En conclusion provisoire, et bien entendu incomplète compte-tenu de l’espace, il convient de dire que pour être efficace, faire un constat est un passage obligé.  Mais c’est insuffisant pour résoudre à moyen terme nos mortelles difficultés.  Il faut définir un cadre, des moyens, une stratégie pour atteindre des objectifs clairs. L’objectif global et fondamental, c’est de stabiliser la situation de l’artisanat boulanger-pâtissier indépendant dans notre pays.

Le cadre : la revendication d’un statut particulier pour l’artisanat alimentaire fort pourvoyeur de main d’œuvre.

Les moyens : une prise en compte sur le plan comptable de l’amortissement d’une partie de la masse salariale, qui dégage les moyens de revalorisation des salaires sans déséquilibrer les comptes de l’entreprise.
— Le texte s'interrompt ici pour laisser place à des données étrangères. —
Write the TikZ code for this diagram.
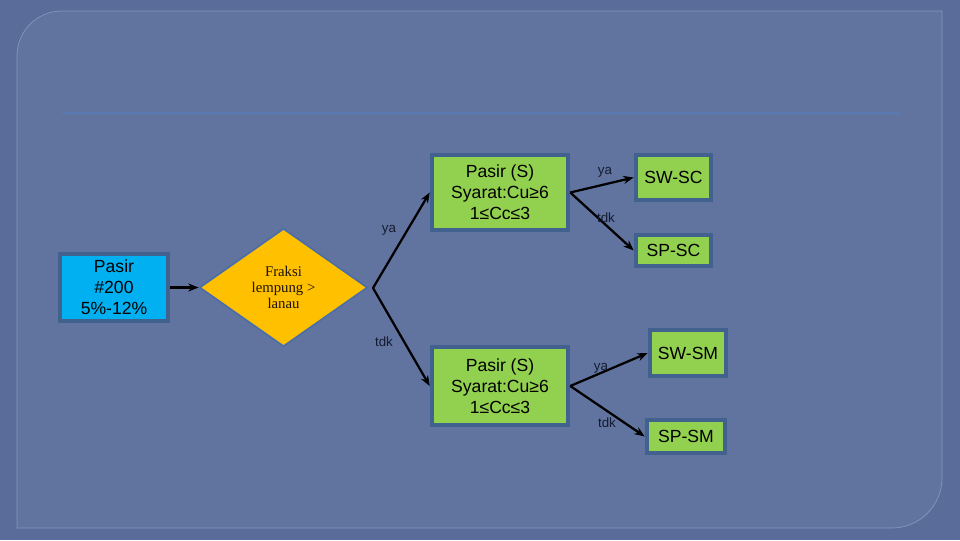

La stratégie : passer par une loi d’orientation, ou une loi programme pour  l’artisanat alimentaire où tous ces points seraient pris en compte, mais  que cette loi soit élargie aux abus de position dominante de certains fournisseurs ou actionnaires qui se profilent à l’horizon. Notamment en matière de souveraineté alimentaire, nous serons peut-être amenés à demander à l’Etat que des quotas en matières premières soient réservés au marché français et ne puissent pas être exportés de façon à pouvoir fournir les consommateurs français dans de bonnes conditions à des prix convenables. Nous avons tous et toutes besoin que notre Confédération Nationale ou que notre ministère de tutelle crée une commission spéciale had hoc ou une structure de réflexion prospective et de propositions stratégiques fortes afin de mettre en œuvre et de porter cette refondation qui seule sauvera nos entreprises artisanales indépendantes, leur force et leurs valeurs.